Braving a heavy rush, the pilgrims queued up for hours to have a glimpse of Lord Ayyappa, carrying the irumudikettu (the traditional bundle a devotee brings to the shrine) over their heads.

Sannidhanam, the temple complex, reverberated with Lord Ayyappa hymns as the portals of the sanctum sanctorum was thrown open for the deeparadhana in the evening, which was performed before the idol of the deity adorned with holy jewels called thiruvabharanam.

The jewels were brought moments before the arati in a ceremonial procession that had started its journey on 12 January from the Pandalam palace, where, according to the legend, Lord Ayyappa had spent his childhood.

The devotees burst into chants of ‘swamiye saranam Ayyappa’ (I seek your shelter, Lord Ayyappa) as the Makaravilakku, the bright flame, was sighted atop Ponnambalamedu hill, located around 8 km from the shrine, as part of the ritualistic deeparadhana.

The lighting of the flame by the Kerala government, with the support of the Travancore Devaswom Board and the forest department, at Ponnamabalamedu, is a continuation of the practice followed by indigenous tribes that live near the hilltop.

Devotees occupied different points in and around Sabarimala hours before the ceremony began to have a glance of the ‘makaravilakku’.

Unlike previous days, thousands of pilgrims trekked the holy hills Monday to take part in the Makaravilakku festivities, which marked the culmination of the over two month long Sabarimala pilgrimage.

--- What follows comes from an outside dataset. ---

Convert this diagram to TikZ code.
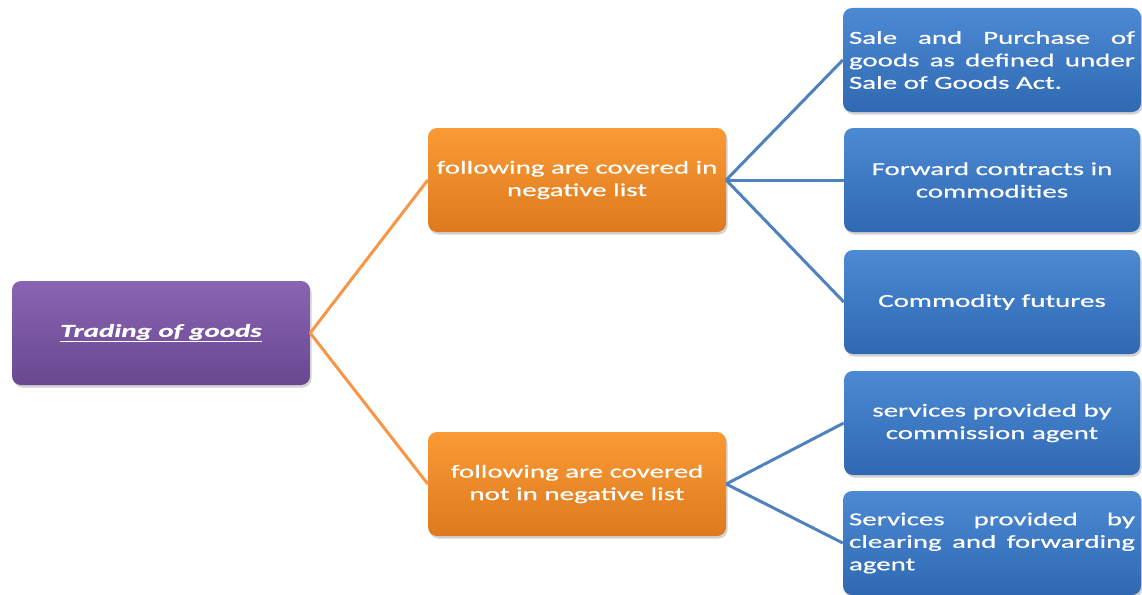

Police and other agencies had made elaborate arrangements for the smooth conduct of the final leg of the pilgrimage and to manage the overflowing number of devotees, mainly from Andhra Pradesh, Telangana, Tamil Nadu and Karnataka, besides Kerala.

Since the shrine opened for the Mandalam-Makaravilakku festivities on 17 November, the Ayyappa temple had witnessed massive protests by devotees and right-wing outfits against the state government’s decision to implement the Supreme Court’s 28 September verdict, opening its doors to women of all ages — be they atheists, Muslims, Christians or communists who had earlier never expressed their desire to visit and bow before Lord Ayyappa — to offer prayers.

Traditionally, girls and women in the menstruating age group of 10-50 years were barred from offering prayers at the shrine, the presiding deity of which is a naishtika brahmachari (perennial celibate).

The police of the current communist government of Kerala forced three women of menstruating age into the hill temple during this season.

The hill shrine would be closed on 20 January.